Potret  karya C.M. Luijks pada 23 Agustus 1916 memperlihatkan proses pembangunan viaduk di jalur simpangan Rancaekek-Tanjungsari. (Sumber foto: Collectie Stichting Nationaal Museum van Wereldculturen (TM-60052201))
Potret karya C.M. Luijks pada 23 Agustus 1916 memperlihatkan proses pembangunan viaduk di jalur simpangan Rancaekek-Tanjungsari. (Sumber foto: Collectie Stichting Nationaal Museum van Wereldculturen (TM-60052201))

Simpangan ke Tanjungsari

Seperti yang terungkap di atas, Stasiun Rancaekek dimanfaatkan sebagai tempat keberangkatan bagi orang-orang yang berasal Sumedang atau lebih jauhnya dari Cirebon, karena dianggap lebih singkat dan lebih hemat.

Dalam perkembangannya, kalangan militer lebih melihatnya dari kepentingan pertahanan. Itu sebabnya Departemen Peperangan melayangkan surat bernomor 48/S pada 27 Juli 1910 kepada gubernur jenderal. Maksudnya menyarankan agar membangun jalur kereta api yang menghubungkan Rancaekek dengan Sumedang (dalam Agus Mulyana, Sejarah Kereta Api di Priangan, 2017: 181).

Menurut pertimbangan militer, musuh yang akan menyerang Bandung yang notabene telah menjadi pusat-pusat militer Hindia Belanda akan masuk dari pelabuhan Cirebon. Oleh karena itu, sangat penting membuat pertahanan di arah timur Bandung dan Kota Sumedang dianggap punya posisi strategis karena daerah pegunungan, dilalui Jalan Raya Pos, punya hubungan langsung dengan Cirebon. Dengan dibangunnya jalur kereta ke Sumedang diharapkan dapat mempercepat gerak pasukan militer sekaligus perawatan serdadu yang luka dalam perang (Mulyana, 2017: 181-183).
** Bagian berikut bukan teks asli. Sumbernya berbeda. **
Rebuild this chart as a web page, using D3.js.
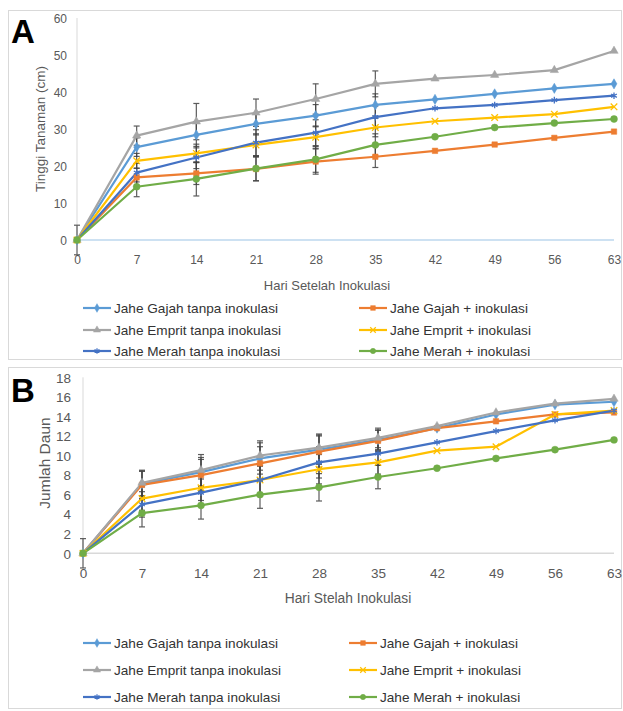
<!DOCTYPE html>
<html><head><meta charset="utf-8">
<script src="https://cdn.jsdelivr.net/npm/d3@7"></script>
<style>body{margin:0;background:#fff}svg{display:block}text{font-family:"Liberation Sans",Arial,sans-serif}</style>
</head><body><svg id="c" width="623" height="711"></svg>
<script>
// ---------- data ----------
const days = [0, 7, 14, 21, 28, 35, 42, 49, 56, 63];
const seriesNames = [
  "Jahe Gajah tanpa inokulasi", "Jahe Gajah + inokulasi",
  "Jahe Emprit tanpa inokulasi", "Jahe Emprit + inokulasi",
  "Jahe Merah tanpa inokulasi", "Jahe Merah + inokulasi"
];
// Panel A: Tinggi Tanaman (cm)
const heightGajahTanpa  = [0, 25.1, 28.4, 31.4, 33.6, 36.5, 38.0, 39.5, 41.0, 42.2];
const heightGajahInok   = [0, 16.9, 18.0, 19.2, 21.2, 22.5, 24.1, 25.8, 27.6, 29.3];
const heightEmpritTanpa = [0, 28.2, 32.0, 34.4, 38.1, 42.2, 43.6, 44.6, 45.9, 51.1];
const heightEmpritInok  = [0, 21.4, 23.4, 25.7, 27.8, 30.4, 32.1, 33.1, 34.0, 36.0];
const heightMerahTanpa  = [0, 18.2, 22.3, 26.3, 29.0, 33.2, 35.6, 36.5, 37.8, 39.0];
const heightMerahInok   = [0, 14.4, 16.5, 19.3, 21.8, 25.7, 27.9, 30.4, 31.6, 32.7];
// Panel A error bars (days 0-35)
const heightErrGajahTanpa  = [0, 2.5, 3.5, 3.0, 3.0, 3.0];
const heightErrGajahInok   = [0, 2.5, 3.0, 3.2, 3.4, 2.9];
const heightErrEmpritTanpa = [4, 2.6, 4.9, 3.7, 4.1, 3.5];
const heightErrEmpritInok  = [0, 2.0, 2.5, 3.0, 3.0, 2.5];
const heightErrMerahTanpa  = [0, 2.5, 3.0, 3.5, 3.5, 3.0];
const heightErrMerahInok   = [0, 2.7, 4.6, 3.3, 3.5, 3.0];
// Panel B: Jumlah Daun
const leavesGajahTanpa  = [0, 7.1, 8.3, 9.7, 10.6, 11.6, 12.8, 14.2, 15.2, 15.5];
const leavesGajahInok   = [0, 7.0, 8.0, 9.2, 10.4, 11.5, 12.8, 13.5, 14.2, 14.4];
const leavesEmpritTanpa = [0, 7.2, 8.5, 10.0, 10.8, 11.8, 13.0, 14.4, 15.3, 15.8];
const leavesEmpritInok  = [0, 5.6, 6.7, 7.5, 8.6, 9.3, 10.5, 10.9, 14.2, 14.6];
const leavesMerahTanpa  = [0, 5.0, 6.2, 7.5, 9.3, 10.2, 11.35, 12.5, 13.6, 14.6];
const leavesMerahInok   = [0, 4.1, 4.9, 6.0, 6.75, 7.8, 8.7, 9.7, 10.6, 11.6];
const leavesErrGajahTanpa  = [0, 1.3, 1.5, 1.6, 1.5, 1.0];
const leavesErrGajahInok   = [0, 1.4, 1.6, 1.7, 1.6, 1.1];
const leavesErrEmpritTanpa = [1.5, 1.3, 1.6, 1.5, 1.4, 1.0];
const leavesErrEmpritInok  = [0, 1.2, 1.3, 1.4, 1.5, 1.2];
const leavesErrMerahTanpa  = [0, 1.3, 1.4, 1.5, 1.6, 1.2];
const leavesErrMerahInok   = [0, 1.4, 1.4, 1.4, 1.4, 1.2];
const heightTicks = [0, 10, 20, 30, 40, 50, 60];
const leavesTicks = [0, 2, 4, 6, 8, 10, 12, 14, 16, 18];

// ---------- styles ----------
const colors = ["#5b9bd5", "#ed7d31", "#a5a5a5", "#ffc000", "#4472c4", "#70ad47"];
const symbols = [d3.symbolDiamond, d3.symbolSquare, d3.symbolTriangle,
  d3.symbolX || d3.symbolCross, d3.symbolAsterisk || d3.symbolCross, d3.symbolCircle];
const strokeSym = [false, false, false, true, true, false];
const txt = "#595959";

const svg = d3.select("#c");

function panel(cfg) {
  const g = svg.append("g");
  g.append("rect").attr("x", 8.5).attr("y", cfg.box[0] + .5).attr("width", 613)
    .attr("height", cfg.box[1] - cfg.box[0]).attr("fill", "none").attr("stroke", "#d9d9d9");
  const x = d3.scaleLinear().domain([0, 63]).range(cfg.xr);
  const y = d3.scaleLinear().domain([0, cfg.ymax]).range(cfg.yr);
  g.append("line").attr("x1", x(0)).attr("x2", x(0)).attr("y1", y(cfg.ymax)).attr("y2", y(0))
    .attr("stroke", "#d9d9d9").attr("stroke-width", 1);
  g.append("line").attr("x1", x(0)).attr("x2", x(63)).attr("y1", y(0)).attr("y2", y(0))
    .attr("stroke", cfg.xAxisColor).attr("stroke-width", 1.5);
  const ya = d3.axisLeft(y).tickValues(cfg.yticks).tickSize(0).tickPadding(0);
  const yg = g.append("g").attr("transform", `translate(${cfg.ylabX},0)`).call(ya);
  yg.select(".domain").remove();
  yg.selectAll("text").attr("fill", txt).attr("font-size", cfg.tickFs).attr("dy", "0.35em")
    .attr("font-family", '"Liberation Sans",Arial,sans-serif');
  const xa = d3.axisBottom(x).tickValues(days).tickSize(0).tickPadding(0);
  const xg = g.append("g").attr("transform", `translate(0,${cfg.xlabY})`).call(xa);
  xg.select(".domain").remove();
  xg.selectAll("text").attr("fill", txt).attr("font-size", cfg.tickFs).attr("dy", "0.35em")
    .attr("font-family", '"Liberation Sans",Arial,sans-serif');
  g.append("text").attr("x", cfg.xTitle[0]).attr("y", cfg.xTitle[1]).attr("dy", "0.35em")
    .attr("text-anchor", "middle").attr("fill", txt).attr("font-size", cfg.xTitleFs).text(cfg.xTitleText);
  g.append("text").attr("transform", `translate(${cfg.yTitle[0]},${cfg.yTitle[1]}) rotate(-90)`)
    .attr("dy", "0.35em").attr("text-anchor", "middle").attr("fill", txt)
    .attr("font-size", cfg.yTitleFs).text(cfg.yTitleText);
  g.append("text").attr("x", 11).attr("y", cfg.letterY).attr("font-family", '"Liberation Serif","Times New Roman",serif')
    .attr("font-weight", "bold").attr("font-size", 33).attr("fill", "#000").text(cfg.letter);
  cfg.errs.forEach((err, si) => {
    err.forEach((e, i) => {
      if (!e) return;
      const v = cfg.vals[si][i], cx = x(days[i]);
      const eg = g.append("g").attr("stroke", "#404040").attr("stroke-width", 1.2).attr("opacity", 0.85);
      eg.append("line").attr("x1", cx).attr("x2", cx).attr("y1", y(v - e)).attr("y2", y(v + e));
      [v - e, v + e].forEach(t => eg.append("line").attr("x1", cx - 3).attr("x2", cx + 3).attr("y1", y(t)).attr("y2", y(t)));
    });
  });
  const line = d3.line().x((d, i) => x(days[i])).y(d => y(d));
  cfg.vals.forEach((vals, si) => {
    g.append("path").datum(vals).attr("d", line).attr("fill", "none")
      .attr("stroke", colors[si]).attr("stroke-width", 2.2).attr("stroke-linejoin", "round");
  });
  cfg.vals.forEach((vals, si) => {
    const sym = d3.symbol().type(symbols[si]).size(si === 5 ? 38 : 30);
    g.selectAll(null).data(vals).enter().append("path")
      .attr("transform", (d, i) => `translate(${x(days[i])},${y(d)})`)
      .attr("d", sym)
      .attr("fill", strokeSym[si] ? "none" : colors[si])
      .attr("stroke", colors[si]).attr("stroke-width", strokeSym[si] ? 1.3 : 0.5);
  });
  seriesNames.forEach((name, si) => {
    const col = si % 2, row = Math.floor(si / 2);
    const lx = cfg.legX[col], ly = cfg.legY[row];
    g.append("line").attr("x1", lx).attr("x2", lx + 28).attr("y1", ly).attr("y2", ly)
      .attr("stroke", colors[si]).attr("stroke-width", 2.2);
    g.append("path").attr("transform", `translate(${lx + 14},${ly})`)
      .attr("d", d3.symbol().type(symbols[si]).size(22))
      .attr("fill", strokeSym[si] ? "none" : colors[si]).attr("stroke", colors[si])
      .attr("stroke-width", strokeSym[si] ? 1.2 : 0.5);
    g.append("text").attr("x", lx + 31).attr("y", ly).attr("dy", "0.35em")
      .attr("fill", "#333").attr("font-size", cfg.legFs).text(name);
  });
}

panel({
  box: [10, 359], xr: [77, 614], yr: [240, 18], ymax: 60, yticks: heightTicks,
  xAxisColor: "#bdd7ee", ylabX: 67, xlabY: 260, tickFs: 12,
  xTitle: [327, 285], xTitleFs: 13, xTitleText: "Hari Setelah Inokulasi",
  yTitle: [40, 129], yTitleFs: 13.5, yTitleText: "Tinggi Tanaman (cm)",
  letter: "A", letterY: 43,
  vals: [heightGajahTanpa, heightGajahInok, heightEmpritTanpa, heightEmpritInok, heightMerahTanpa, heightMerahInok],
  errs: [heightErrGajahTanpa, heightErrGajahInok, heightErrEmpritTanpa, heightErrEmpritInok, heightErrMerahTanpa, heightErrMerahInok],
  legX: [83, 359], legY: [308, 330, 351], legFs: 13.6
});
panel({
  box: [367, 708], xr: [83, 614], yr: [553.3, 377.3], ymax: 18, yticks: leavesTicks,
  xAxisColor: "#d9d9d9", ylabX: 71, xlabY: 573, tickFs: 13.5,
  xTitle: [348, 598], xTitleFs: 13.8, xTitleText: "Hari Stelah Inokulasi",
  yTitle: [45, 463], yTitleFs: 15.5, yTitleText: "Jumlah Daun",
  letter: "B", letterY: 402,
  vals: [leavesGajahTanpa, leavesGajahInok, leavesEmpritTanpa, leavesEmpritInok, leavesMerahTanpa, leavesMerahInok],
  errs: [leavesErrGajahTanpa, leavesErrGajahInok, leavesErrEmpritTanpa, leavesErrEmpritInok, leavesErrMerahTanpa, leavesErrMerahInok],
  legX: [83, 349], legY: [643, 670, 697], legFs: 13.6
});
</script></body></html>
Dalam praktiknya, menurut AID (12 Februari 1921) pembangunan jalur tersebut berlandaskan kepada aturan pemerintah kolonial pada 4 Januari 1916, dengan panjang mencapai 5,25 kilometer. Perancangannya mulai dilakukan pada Maret 1916 dan 1 Oktober 1916 sudah dinyatakan siap. Dengan terbitnya aturan dari direktur Gouvernements-bedrijven nomor 13057 tanggal 23 Oktober 1916, izin untuk mengangkut barang-barang diberikan. Panglima tentara kolonial kemudian mengusulkan agar jalur tersebut diperpanjang hingga Citali. Persiapan pembangunannya dimulai pada 1917, sementara biaya pertamanya berasal anggaran tambahan tahun 1917 dan pembangunannya sendiri diatur melalui aturan tanggal 23 Februari 1918 (Indisch Staatsblad 181).

Ternyata permintaan panglima KNIL tidak dikabulkan pihak jawatan kereta api. Sehingga pembangunannya hanya sampai ke Tanjungsari, yang terletak di atas daerah aliran sungai. Pembangunan seksi pertama ke Jatinangor, konon, tidak mendapatkan kesulitan. Namun, dengan harga besi yang melambung tinggi selama Perang Dunia I, pengunaan logam tersebut hanya diperuntukkan bagi struktur yang penting-penting saja dan semaksimal mungkin memanfaatkan material yang dihasilkan di dalam negeri.

Salah satu catatan penting saat pembangunan jalur itu adalah kala membangun viaduk (spoorwegviaduct) Cikuda. Sebab viaduk ini bukan hanya menarik dari sisi teknik dan ekonomi, melainkan juga dari sisi arsitektur. Jembatan tersebut ada pada kemiringan 22,5 derajat dan busur 200 meter. Panjang keseluruhan viaduk Cikuda adalah 115,55 meter. Demikian pula dengan jembatan di atas Sungai Cikeruh, yang dimensi kubahnya hampir sama dengan jembatan Cikuda.

Akhirnya, jalur simpangan Rancaekek-Tanjungsari yang dikerjakan di bawah pengawasan insinyur kepala J.K. Lagerwey itu dibuka untuk umum pada hari Sabtu, 12 Februari 1921.